Effect of a narrow majority

The administration may find it difficult to fend off many of these requests, since the narrow majorities in Congress give lawmakers much more bargaining power.

"The big myth has been that with narrow majorities, the president will be able to hold back pork spending, but historically you get more 'pork' than less with narrow margins," says Stanley Collender, senior vice president for Fleishman Hillard, a federal budget consulting group.

"Any member can bolt and create a revolution.

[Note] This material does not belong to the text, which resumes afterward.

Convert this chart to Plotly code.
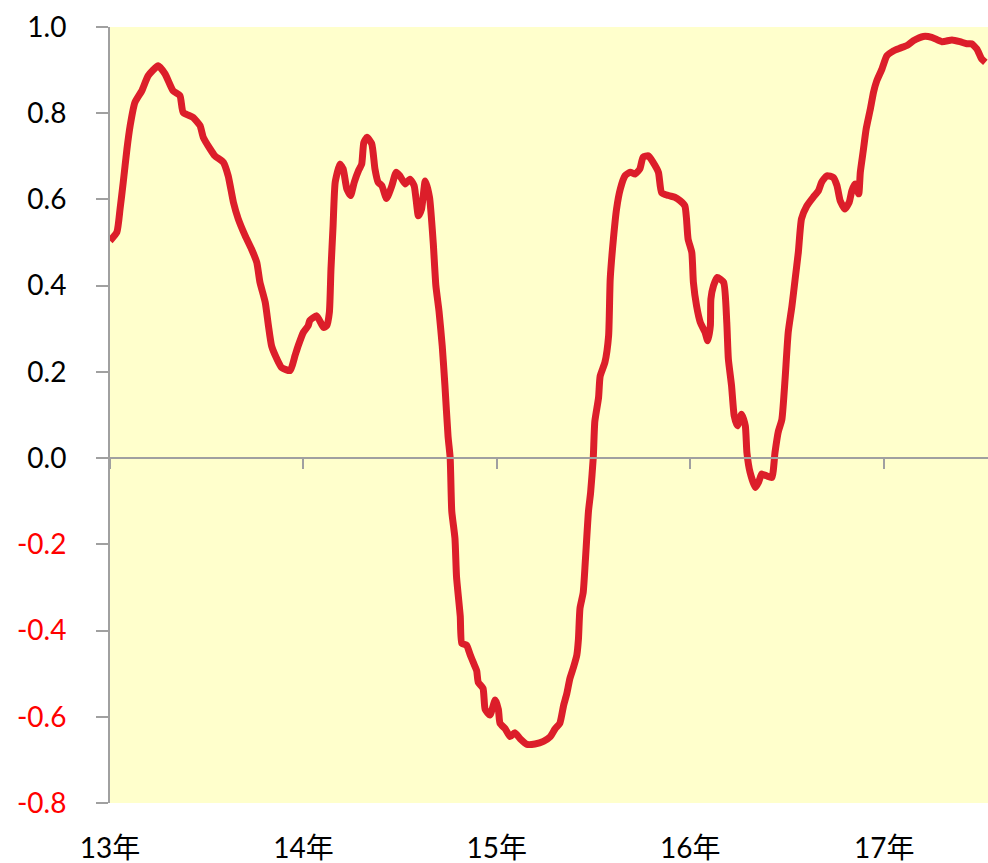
import pandas as pd
import plotly.graph_objects as go

# Days since 2013-01-01 and the correlation value
day_offset = [0, 13, 19, 25, 32, 38, 47, 60, 72, 91, 104, 119, 132, 138, 157, 170, 176, 189, 198, 214,
              223, 233, 242, 255, 267, 277, 283, 293, 299, 305, 315, 324, 340, 349, 355, 365,
              374, 377, 390, 403, 409, 414, 417, 421, 425, 434, 440, 447, 454, 461, 469, 475, 479, 485,
              494, 500, 506, 513, 522, 532, 540, 547, 557, 566, 574, 582, 588, 595, 603,
              610, 615, 621, 627, 632, 638, 642, 645, 651, 654, 661, 664, 673, 680, 686, 692, 695,
              704, 708, 717, 727, 733, 736, 746, 755, 764, 774, 787, 802, 818, 831, 840, 849,
              856, 862, 868, 875, 881, 884, 887, 893, 897, 903, 907, 912, 915, 922, 925, 934, 941,
              944, 950, 956, 963, 972, 982, 991, 1000, 1006, 1016, 1025, 1035, 1041, 1054, 1066,
              1076, 1085, 1088, 1091, 1098, 1101, 1107, 1114, 1123, 1128, 1133, 1134, 1139, 1146,
              1158, 1164, 1167, 1173, 1178, 1184, 1192, 1199, 1202, 1208, 1218, 1224, 1230, 1239,
              1249, 1255, 1261, 1268, 1274, 1280, 1287, 1293, 1299, 1305, 1315, 1327, 1337, 1343,
              1353, 1365, 1372, 1378, 1387, 1395, 1400, 1406, 1413, 1416, 1422, 1427, 1435, 1441,
              1447, 1457, 1466, 1479, 1491, 1504, 1516, 1535, 1551, 1570, 1589, 1604, 1617, 1626,
              1636, 1645, 1652]
corr = [0.504, 0.524, 0.578, 0.64, 0.717, 0.771, 0.825, 0.852, 0.887, 0.910, 0.891, 0.852, 0.841, 0.802,
        0.79, 0.771, 0.744, 0.717, 0.701, 0.686, 0.655, 0.593, 0.555, 0.516, 0.485, 0.454, 0.408, 0.361,
        0.307, 0.26, 0.23, 0.21, 0.203, 0.237, 0.26, 0.292,
        0.307, 0.319, 0.33, 0.303, 0.307, 0.338, 0.438, 0.539, 0.64, 0.682, 0.671, 0.624, 0.609, 0.64,
        0.667, 0.682, 0.732, 0.744, 0.729, 0.671, 0.64, 0.632, 0.602, 0.632, 0.663, 0.655, 0.636, 0.647,
        0.632, 0.562, 0.578, 0.643, 0.605,
        0.50, 0.40, 0.34, 0.26, 0.17, 0.05, 0.0, -0.123, -0.186, -0.276, -0.367, -0.43, -0.434, -0.457,
        -0.475, -0.493, -0.52, -0.534, -0.583, -0.596, -0.561, -0.583, -0.615, -0.628, -0.646, -0.637,
        -0.651, -0.664, -0.663, -0.657, -0.646, -0.628, -0.615,
        -0.574, -0.547, -0.511, -0.484, -0.457, -0.421, -0.348, -0.312, -0.24, -0.123, -0.08, 0.0, 0.085,
        0.14, 0.19, 0.222, 0.284,
        0.415, 0.508, 0.578, 0.624, 0.655, 0.663, 0.659, 0.671, 0.698, 0.701, 0.686, 0.663, 0.616, 0.609,
        0.605, 0.597, 0.585, 0.555, 0.508, 0.477, 0.408, 0.353, 0.315, 0.292, 0.272, 0.307, 0.369, 0.40,
        0.419, 0.408, 0.315, 0.23, 0.168, 0.098, 0.075, 0.102, 0.075, 0.013, -0.033, -0.068, -0.056, -0.037,
        -0.041, -0.045, 0.013, 0.06, 0.09, 0.183, 0.292, 0.353, 0.415, 0.477, 0.555, 0.585, 0.605, 0.62,
        0.64, 0.655, 0.651, 0.632, 0.597, 0.578, 0.593, 0.62, 0.636, 0.613, 0.663, 0.717, 0.763, 0.81,
        0.849, 0.875, 0.903, 0.933, 0.945, 0.951, 0.957, 0.968, 0.978, 0.976, 0.966, 0.97, 0.966, 0.961,
        0.961, 0.949, 0.926, 0.918]

year_ticks = ["2013-01-01", "2014-01-01", "2015-01-01", "2016-01-01", "2017-01-01"]
year_labels = ["13年", "14年", "15年", "16年", "17年"]
y_ticks = [-0.8, -0.6, -0.4, -0.2, 0.0, 0.2, 0.4, 0.6, 0.8, 1.0]

start = pd.Timestamp("2013-01-01")
dates = [start + pd.Timedelta(days=d) for d in day_offset]

y_text = [("<span style='color:#FF0000'>%.1f</span>" % v) if v < 0 else "%.1f" % v for v in y_ticks]

AX = "#A0A0A0"
FONT = "Lato, 'Noto Sans CJK SC', sans-serif"

fig = go.Figure()
fig.add_trace(go.Scatter(x=dates, y=corr, mode="lines",
                         line=dict(color="#DC1E2A", width=7, shape="spline", smoothing=0.5),
                         hoverinfo="skip", showlegend=False))
# invisible copy to carry the zero-level axis
fig.add_trace(go.Scatter(x=dates, y=corr, mode="lines", xaxis="x2",
                         line=dict(color="rgba(0,0,0,0)", width=0),
                         hoverinfo="skip", showlegend=False))

xr = ["2013-01-01", "2017-07-16"]
zero_pos = (0 - (-0.8)) / (1.0 - (-0.8))

fig.update_layout(
    width=988, height=863,
    margin=dict(l=110, r=0, t=27, b=60),
    paper_bgcolor="white",
    plot_bgcolor="#FFFFCC",
    font=dict(family=FONT, size=28, color="black"),
    xaxis=dict(type="date", range=xr, tickvals=year_ticks, ticktext=year_labels,
               ticks="", showline=False, showgrid=False, zeroline=False,
               tickfont=dict(size=28, color="black"), ticklabelstandoff=26),
    xaxis2=dict(type="date", overlaying="x", matches="x", anchor="free", position=zero_pos,
                range=xr, tickvals=year_ticks, showticklabels=False,
                ticks="outside", ticklen=10, tickwidth=2, tickcolor=AX,
                showline=True, linecolor=AX, linewidth=2, showgrid=False, zeroline=False),
    yaxis=dict(range=[-0.8, 1.0], tickvals=y_ticks, ticktext=y_text,
               ticks="outside", ticklen=12, tickwidth=2, tickcolor=AX,
               showline=True, linecolor=AX, linewidth=2, showgrid=False, zeroline=False,
               tickfont=dict(size=28, color="black"), ticklabelstandoff=24),
)

fig.write_html("out.html",
               config={"displayModeBar": False},
               post_script="document.body.style.margin='0';document.body.style.overflow='hidden';")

If they want money for their district, you have to give it to them."

At the same time, Republicans worry that the president's own spending plans could break the budget and leave them vulnerable to voters in 2002. Unlike Republicans and Democrats in Congress, Bush has never argued that the Medicare surplus should be as walled off as the Social Security surplus.

"It is our belief that the strategy of the Democrats is to try to spend Congress into the trust funds, so that they can turn around and spin it as the fault of tax reduction," says House majority leader Dick Armey. "There will be no spending, nor any further tax reductions that would intrude against these two firewalls."

Upcoming midterm elections

After all the horse-trading and arm-twisting, this year's budget battle is sure to be grist for Campaign 2002.

"Congress will probably exceed their budget limits, and the only question is who is going to get blamed. Senate Democrats will probably hold the Defense budget for the last - as the one where Medicare is dipped into," says Bill Frenzel, a guest scholar at the Brookings Institution here and a former ranking member of the House Budget Committee. "It is where the president is most vulnerable."